Guess configuration to inflate zlib compressed data


I want to inflate a zlib compressed data. I've tried the following in python:

zlib.decompress(data)

-> it return the following error: zlib.error: Error -3 while decompressing data: incorrect data check

So I found a way to ignore data check:

def decompress_corrupted(data):
    d = zlib.decompressobj(zlib.MAX_WBITS | 32)
    f = BytesIO(data)
    result_str = b''
    buffer = f.read(1)
    try:
        while buffer:
            result_str += d.decompress(buffer)
            buffer = f.read(1)
    except zlib.error:
        pass
    return result_str

But the result produced is partially "corrupted": I get a .rtf content with few mistakes.

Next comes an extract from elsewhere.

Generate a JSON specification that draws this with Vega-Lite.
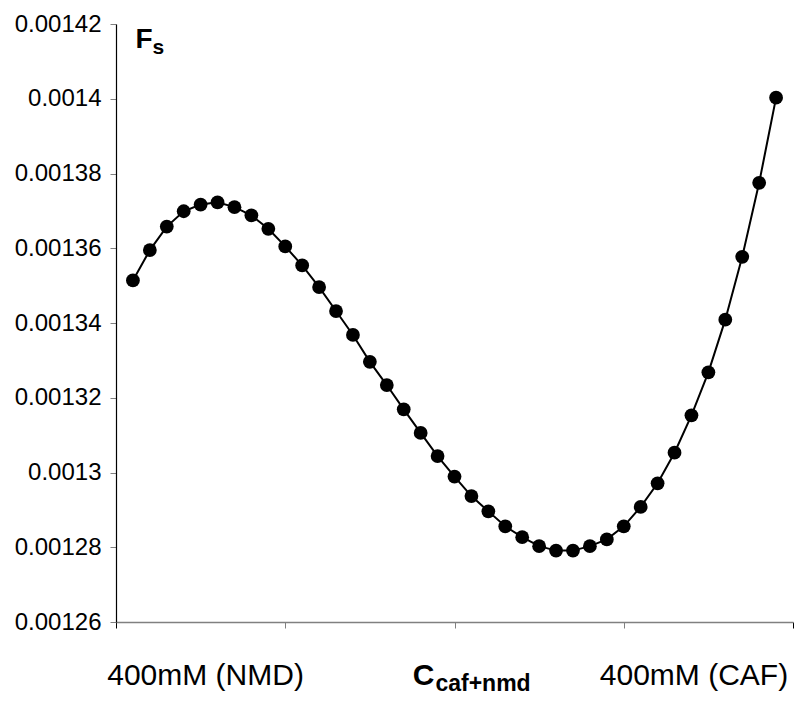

My question: since I know that the compression uses zlib algorithm, what are the configurations parts (or pre/post-processes) I could try to get the original document?

Context: the solution used to compress these files is no more edited and the editor has never answered our messages. We only possess a compiled viewer but need the exact algorithm to make a migration to alternative solution. We know these files are not corrupted since the current viewer is able to display them properly.

If it can help:

  • here is the head of the data: 789C 95 54 5D 6F D3 30 14 ...
  • and the tail: .. 79 AE C5 E2 17 82 5E 3F 85

Solution

  • There are no "configurations" needed. zlib's inflate will inflate any valid compressed zlib stream losslessly to the original content.

    Therefore, despite your attestation, your data is getting corrupted or deliberately modified somewhere along the way.